OK. But that’s what they did. And now they are paying democracy’s price. Which is Confessore’s point.
Update: Josh Green tweets– “Hogwash [that] GOP didn’t know trade was in issue. Exploited it for elections, ignored once in power: http://www.bloomberg.com/news/articles/2011-11-17/china-bashing-on-the-campaign-”
**– Podhoretz says Republican elites have now “abandoned the Gang of Eight approach.” This will be news to Paul Ryan.

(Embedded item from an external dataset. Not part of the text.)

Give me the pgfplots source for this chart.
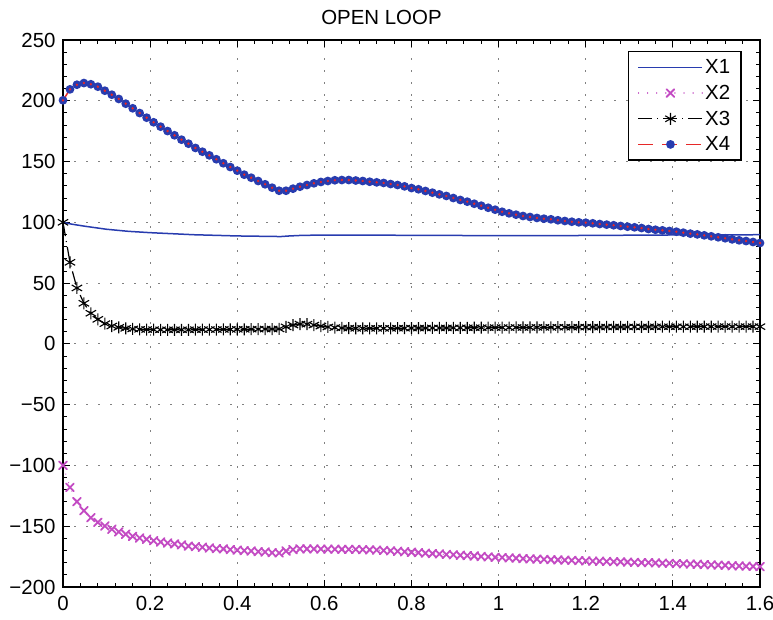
\documentclass[border=0pt]{standalone}
\usepackage{pgfplots}
\pgfplotsset{compat=1.18}
\usepackage{pgfplotstable}
\usepackage{fontspec}
\setmainfont{Liberation Sans}
\definecolor{mblue}{RGB}{40,60,175}
\definecolor{mmag}{RGB}{195,75,195}
\definecolor{mred}{RGB}{230,40,40}
\pgfplotstableread{
x y2 y3 y4
0 -99.9 100 200.4
0.016 -118 67.1 209.4
0.032 -129.8 46 213.2
0.048 -137.2 33.4 214.6
0.064 -143 25.2 213.6
0.08 -146.8 20.2 211.6
0.096 -149.8 16.6 208.3
0.112 -152.5 14.7 205
0.128 -154.7 13.6 201.5
0.144 -156.6 12.8 197.6
0.16 -158.3 12.3 193.8
0.176 -159.7 12 189.9
0.192 -160.7 11.8 186.1
0.208 -161.9 11.7 182.3
0.224 -163 11.6 178.7
0.24 -163.8 11.6 175.1
0.256 -164.6 11.6 171.6
0.272 -165.4 11.6 168
0.288 -166.3 11.6 164.7
0.304 -166.8 11.7 161.2
0.32 -167.3 11.7 158.1
0.336 -167.9 11.8 155.1
0.352 -168.5 11.8 151.9
0.368 -168.7 11.9 148.6
0.384 -169.3 11.9 145.5
0.4 -169.6 12 142.5
0.416 -170.1 12 139.2
0.432 -170.4 12.1 136.7
0.448 -170.9 12.1 134
0.464 -171.2 12.2 131.3
0.48 -171.8 12.2 128.5
0.496 -172 12.3 126
0.512 -170.4 14 126
0.528 -169.3 15.5 127.7
0.544 -168.7 16.3 129.3
0.56 -168.7 16.2 130.7
0.576 -168.7 15.5 132.1
0.592 -168.8 14.6 133.2
0.608 -168.9 13.9 134
0.624 -168.9 13.4 134.6
0.64 -169 13.1 134.8
0.656 -169 12.9 134.8
0.672 -169.1 12.8 134.4
0.688 -169.2 12.8 134
0.704 -169.4 12.8 133.4
0.72 -169.6 12.8 132.9
0.736 -169.9 12.8 132.4
0.752 -170.2 12.8 131.5
0.768 -170.6 12.9 130.7
0.784 -171 12.9 129.6
0.8 -171.4 13 128.2
0.816 -171.8 13 127.2
0.832 -172.2 13 125.8
0.848 -172.5 13.1 124.4
0.864 -172.8 13.1 123
0.88 -173.2 13.1 121.7
0.896 -173.5 13.2 120
0.912 -173.9 13.2 118.4
0.928 -174.2 13.2 117
0.944 -174.5 13.3 115.3
0.96 -174.9 13.3 113.7
0.976 -175.2 13.3 112
0.992 -175.6 13.4 110.4
1.008 -175.8 13.4 108.7
1.024 -176.1 13.4 107.4
1.04 -176.3 13.5 106.3
1.056 -176.6 13.5 105.2
1.072 -176.8 13.5 104.4
1.088 -177 13.6 103.6
1.104 -177.3 13.6 103
1.12 -177.5 13.6 102.5
1.136 -177.7 13.7 101.7
1.152 -177.9 13.7 101.1
1.168 -178.1 13.7 100.5
1.184 -178.3 13.8 100
1.2 -178.5 13.8 99.7
1.216 -178.7 13.8 99.2
1.232 -178.8 13.8 98.6
1.248 -179 13.9 98.1
1.264 -179.2 13.9 97.6
1.28 -179.3 13.9 97
1.296 -179.5 13.9 96.4
1.312 -179.7 14 95.9
1.328 -179.9 14 95.3
1.344 -180 14 94.5
1.36 -180.2 14 93.9
1.376 -180.4 14.1 93.4
1.392 -180.5 14.1 92.9
1.408 -180.7 14.1 92.3
1.424 -180.9 14.1 91.5
1.44 -181.1 14.1 90.7
1.456 -181.3 14.2 90.1
1.472 -181.6 14.2 89.3
1.488 -181.8 14.2 88.5
1.504 -182 14.2 87.7
1.52 -182.2 14.2 86.9
1.536 -182.5 14.2 86
1.552 -182.7 14.2 85.2
1.568 -182.9 14.2 84.6
1.584 -183.1 14.2 83.8
1.6 -183.3 14.2 83
}\datatab
\begin{document}
\begin{tikzpicture}
\begin{axis}[
  scale only axis, width=697bp, height=547bp,
  xmin=0, xmax=1.6, ymin=-200, ymax=250,
  xtick={0,0.2,0.4,0.6,0.8,1,1.2,1.4,1.6},
  xticklabels={0,0.2,0.4,0.6,0.8,1,1.2,1.4,1.6},
  ytick={-200,-150,-100,-50,0,50,100,150,200,250},
  yticklabels={−200,−150,−100,−50,0,50,100,150,200,250},
  minor x tick num=4, minor y tick num=4,
  tick pos=both, tick align=inside,
  major tick length=7bp, minor tick length=4bp,
  every tick/.style={black, line width=0.9bp},
  axis line style={black, line width=1.6bp},
  grid=major,
  major grid style={black, line width=1.2bp, line cap=round, dash pattern=on 0.1bp off 11.9bp},
  tick label style={font=\fontsize{20.5}{23}\selectfont},
  xticklabel style={yshift=-6bp},
  yticklabel style={xshift=-4bp},
  title={OPEN LOOP},
  title style={font=\fontsize{20.5}{23}\selectfont, yshift=6bp, xshift=-30bp},
  legend style={at={(0.974,0.98)}, anchor=north east, draw=black, line width=1.4bp,
    font=\fontsize{20.5}{23}\selectfont, row sep=6bp, inner xsep=9bp, inner ysep=6bp,
    cells={anchor=west}},
  legend image code/.code={\draw[mark repeat=2,mark phase=2,#1] plot coordinates {(0bp,0bp) (32bp,0bp) (64bp,0bp)};},
]
\addplot[mblue, line width=1.5bp] coordinates {
(0,100) (0.02,98.5) (0.05,96.8) (0.1,94.3) (0.15,92.6) (0.2,91.5) (0.3,89.8) (0.4,88.8) (0.5,88.3) (0.52,88.8) (0.55,89.3) (0.6,89.5) (0.7,89.5) (0.8,89.3) (0.9,89.2) (1.0,89) (1.1,89) (1.2,89.2) (1.3,89.4) (1.4,89.6) (1.5,89.7) (1.6,89.8)};
\addlegendentry{X1}
\addplot[mmag, line width=1.2bp, line cap=round, dash pattern=on 0.1bp off 9bp, mark=x, mark size=5.5bp, mark options={solid, line width=1.8bp}] table[x=x, y=y2] {\datatab};
\addlegendentry{X2}
\addplot[black, line width=1.2bp, dash pattern=on 14bp off 5bp on 1bp off 5bp, mark=asterisk, mark size=6bp, mark options={solid, line width=1.1bp}] table[x=x, y=y3] {\datatab};
\addlegendentry{X3}
\addplot[mred, line width=1.5bp, dash pattern=on 15bp off 9bp, mark=*, mark size=3.6bp, mark options={solid, fill=mblue, draw=mblue}] table[x=x, y=y4] {\datatab};
\addlegendentry{X4}
\addplot[forget plot, only marks, mark=*, mark size=1bp, mred] table[x=x, y=y4] {\datatab};
\end{axis}
\pgfresetboundingbox
\path ([shift={(-63bp,-33bp)}]current axis.south west) rectangle ([shift={(13bp,40bp)}]current axis.north east);
\end{tikzpicture}
\end{document}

It is, alas, BS. If Podhoretz mistakes an election-year policy paper from Ted Cruz for the long-term GOP elite position, he’s more naive than the editor of Commentary, or even The Nation, should be.
***– “We need labor and we need votes”– Pollster Kellyanne Conway, quoted by Confessore on how GOP donors explained their resistance to her 2014 suggestion that they seize on voter anger about immigration.
****– … which they aren’t, since a lot of the GOP opposition to Trump comes from voters who don’t like Trump for his personal qualities, not voters who don’t think he’s addressing their concerns.